Sculpted head of mystery ancient king found

Scholars are busy trying to determine who is represented by a 3,000 year old sculpture unearthed in Jerusalem.

Mystery king sculpture unearthed in Jerusalem.

This palm-sized sculpture of an unidentified king from 3,000 years ago has been found in Jerusalem. Source: AAP

An enigmatic sculpture of a king's head dating back nearly 3,000 years has set off a modern-day mystery caper as scholars try to figure out whose face it depicts.

The five-centimetre sculpture is a rare example of figurative art from the Holy Land during the 9th century BC - a period associated with biblical kings.

Exquisitely preserved but for a bit of missing beard, nothing quite like it has been found before.

While scholars are certain the stern bearded figure donning a golden crown represents royalty, they are less sure which king it symbolises, or which kingdom he may have ruled.

Archaeologists unearthed the diminutive figurine in 2017 during excavations at a site called Abel Beth Maacah, located just south of Israel's border with Lebanon, near the modern-day town of Metula.

Nineteenth-century archaeologists identified the site, then home to a village called Abil al-Qamh, with the similarly named city mentioned in the Book of Kings.

During the 9th century BC, the ancient town was situated in a liminal zone between three regional powers: the Aramean kingdom based in Damascus to the east, the Phoenician city of Tyre to the west, and the Israelite kingdom, with its capital in Samaria to the south.

Kings 1 15:20 mentions Abel Beth Maacah in a list of cities attacked by the Aramean King Ben Hadad in a campaign against the Israelite kingdom.
"This location is very important because it suggests that the site may have shifted hands between these polities, more likely between Aram-Damascus and Israel," said Hebrew University archaeologist Naama Yahalom-Mack, who has headed the joint dig with California's Azusa Pacific University since 2013.

Yahalom-Mack's team was digging through the floor of a massive Iron Age structure in the summer of 2017 when a volunteer who arrived for the day struck pay dirt.
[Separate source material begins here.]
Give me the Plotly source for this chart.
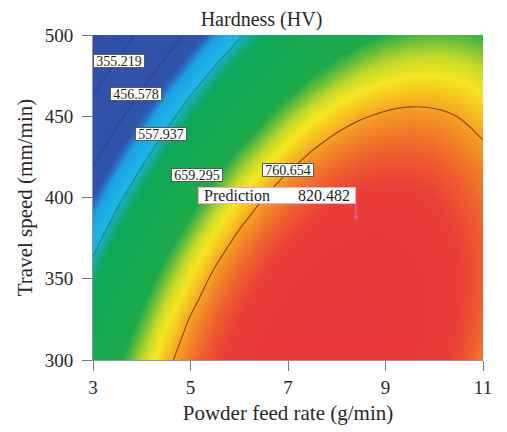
import plotly.graph_objects as go

# ---------------- data ----------------
powder_feed_rate = [3.0, 3.5, 4.0, 4.5, 5.0, 5.5, 6.0, 6.5, 7.0, 7.5, 8.0, 8.5, 9.0, 9.5, 10.0, 10.5, 11.0]
travel_speed = [300, 312.5, 325, 337.5, 350, 362.5, 375, 387.5, 400, 412.5, 425, 437.5, 450, 462.5, 475, 487.5, 500]
# hardness (HV), rows = travel speed, columns = powder feed rate
hardness = [
    [640, 682, 719, 752, 781, 805, 824, 840, 850, 857, 858, 856, 849, 837, 821, 801, 776],
    [627, 670, 708, 743, 772, 798, 818, 835, 847, 854, 857, 856, 850, 840, 825, 806, 782],
    [612, 657, 696, 732, 763, 789, 811, 829, 842, 850, 855, 854, 850, 840, 827, 809, 786],
    [596, 642, 683, 719, 751, 779, 802, 821, 835, 845, 850, 851, 848, 840, 827, 811, 789],
    [579, 626, 668, 706, 739, 768, 792, 812, 827, 838, 845, 847, 845, 838, 827, 811, 791],
    [560, 608, 651, 690, 725, 755, 780, 801, 818, 830, 838, 841, 840, 834, 824, 810, 791],
    [540, 589, 633, 673, 709, 740, 767, 789, 807, 820, 829, 834, 834, 829, 820, 807, 789],
    [518, 568, 614, 655, 692, 724, 752, 775, 794, 809, 819, 825, 826, 823, 815, 803, 786],
    [495, 546, 593, 635, 673, 707, 736, 760, 781, 796, 808, 814, 817, 815, 808, 797, 782],
    [470, 522, 570, 614, 653, 688, 718, 744, 765, 782, 794, 802, 806, 805, 800, 790, 776],
    [444, 497, 546, 591, 632, 667, 699, 726, 748, 766, 780, 789, 794, 794, 790, 781, 768],
    [416, 471, 521, 567, 608, 645, 678, 706, 730, 749, 764, 774, 780, 782, 779, 771, 759],
    [387, 443, 494, 541, 584, 622, 656, 685, 710, 731, 746, 758, 765, 768, 766, 760, 749],
    [356, 413, 466, 514, 558, 597, 632, 663, 689, 710, 728, 740, 748, 752, 752, 747, 737],
    [324, 382, 436, 485, 530, 571, 607, 639, 666, 689, 707, 721, 730, 735, 736, 732, 724],
    [290, 349, 404, 455, 501, 543, 580, 613, 642, 666, 685, 700, 711, 717, 719, 716, 709],
    [255, 315, 372, 423, 471, 514, 552, 586, 616, 641, 662, 678, 690, 697, 700, 698, 692],
]
contour_levels = [355.219, 456.578, 557.937, 659.295, 760.654]
x_ticks = [3, 5, 7, 9, 11]
y_ticks = [300, 350, 400, 450, 500]
prediction_x = 8.39
prediction_y = 388
prediction_value = 820.482

# ---------------- style ----------------
FONT = "Liberation Serif, Times New Roman, serif"
ZMIN, ZMAX = 250, 860
stops = [
    (250, "rgb(48,80,166)"),
    (492, "rgb(48,84,170)"),
    (504, "rgb(40,112,200)"),
    (516, "rgb(30,160,226)"),
    (548, "rgb(28,182,232)"),
    (566, "rgb(20,172,155)"),
    (585, "rgb(12,168,90)"),
    (688, "rgb(30,170,74)"),
    (703, "rgb(105,190,58)"),
    (719, "rgb(195,217,42)"),
    (735, "rgb(244,230,32)"),
    (750, "rgb(246,192,32)"),
    (765, "rgb(243,150,36)"),
    (790, "rgb(238,96,46)"),
    (810, "rgb(234,62,56)"),
    (860, "rgb(232,54,58)"),
]
colorscale = [[(v - ZMIN) / (ZMAX - ZMIN), c] for v, c in stops]

fig = go.Figure()

# coloured surface
fig.add_trace(go.Contour(
    x=powder_feed_rate, y=travel_speed, z=hardness,
    colorscale=colorscale, zauto=False, zmin=ZMIN, zmax=ZMAX,
    contours=dict(coloring="heatmap", showlines=False,
                  start=contour_levels[0], end=contour_levels[-1], size=contour_levels[1] - contour_levels[0]),
    line=dict(width=0), showscale=False, hoverinfo="skip",
))
# faint lower contour lines
fig.add_trace(go.Contour(
    x=powder_feed_rate, y=travel_speed, z=hardness,
    contours=dict(coloring="none", start=contour_levels[0], end=contour_levels[3],
                  size=contour_levels[1] - contour_levels[0]),
    line=dict(color="rgba(25,45,90,0.4)", width=1), showscale=False, hoverinfo="skip",
))
# brown top contour line
fig.add_trace(go.Contour(
    x=powder_feed_rate, y=travel_speed, z=hardness,
    contours=dict(coloring="none", start=contour_levels[4], end=contour_levels[4], size=100),
    line=dict(color="rgb(150,72,28)", width=1.2), showscale=False, hoverinfo="skip",
))

# prediction flag
fig.add_trace(go.Scatter(
    x=[prediction_x, prediction_x], y=[prediction_y, prediction_y + 10.5],
    mode="lines", line=dict(color="rgb(236,90,160)", width=1.5),
    showlegend=False, hoverinfo="skip",
))
fig.add_trace(go.Scatter(
    x=[prediction_x], y=[prediction_y], mode="markers",
    marker=dict(color="rgb(236,90,160)", size=4),
    showlegend=False, hoverinfo="skip",
))

# contour labels
label_pos = [(3.54, 484.3), (3.885, 463.8), (4.39, 438.8), (5.125, 414.0), (6.99, 417.2)]
for lvl, (lx, ly) in zip(contour_levels, label_pos):
    fig.add_annotation(
        x=lx, y=ly, xref="x", yref="y", text="%.3f" % lvl, showarrow=False,
        font=dict(family=FONT, size=14, color="rgb(30,30,30)"),
        bgcolor="white", bordercolor="rgb(90,90,90)", borderwidth=1, borderpad=0,
        width=50, height=12,
    )

fig.add_annotation(
    x=6.77, y=401.5, xref="x", yref="y",
    text="Prediction" + "\u00a0" * 7 + "%.3f" % prediction_value, showarrow=False,
    font=dict(family=FONT, size=16, color="rgb(30,30,30)"),
    bgcolor="white", bordercolor="rgb(245,170,205)", borderwidth=1, borderpad=0,
    width=156, height=15,
)

fig.update_layout(
    width=507, height=432,
    margin=dict(l=85, r=32, t=27, b=80),
    paper_bgcolor="white", plot_bgcolor="white",
    showlegend=False,
    title=dict(text="Hardness (HV)", x=0.5, xanchor="center", y=0.99, yanchor="top",
               pad=dict(t=0, b=0),
               font=dict(family=FONT, size=20, color="rgb(40,40,40)")),
    font=dict(family=FONT, color="rgb(40,40,40)"),
)
fig.update_xaxes(
    range=[3, 11], tickvals=x_ticks, ticktext=[str(t) for t in x_ticks],
    ticks="outside", ticklen=10, tickcolor="rgb(120,120,120)", tickwidth=1,
    showline=True, linecolor="rgb(150,150,150)", linewidth=1,
    showgrid=False, zeroline=False, tickfont=dict(family=FONT, size=19),
    title=dict(text="Powder feed rate (g/min)", font=dict(family=FONT, size=21), standoff=8),
)
fig.update_yaxes(
    range=[300, 500], tickvals=y_ticks, ticktext=[str(t) for t in y_ticks],
    ticks="outside", ticklen=10, tickcolor="rgb(120,120,120)", tickwidth=1,
    ticklabelstandoff=5,
    showline=True, linecolor="rgb(150,150,150)", linewidth=1,
    showgrid=False, zeroline=False, tickfont=dict(family=FONT, size=19),
    title=dict(text="Travel speed (mm/min)", font=dict(family=FONT, size=21), standoff=6),
)

fig.write_html("out.html")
The layer where the head was found dates to the 9th century B.C., the epoch associated with the rival biblical kingdoms of Israel and Judah.

In a rare move, archaeologists and curators at the Israel Museum in Jerusalem rushed to put the piece on public display. A detailed report is set for publication in the June edition of the journal Near Eastern Archaeology.

Eran Arie, the Israel Museum's curator of Iron Age and Persian archaeology, said the discovery was one of a kind. "In the Iron Age, if there's any figurative art, and there largely isn't, it's of very low quality. And this is of exquisite quality."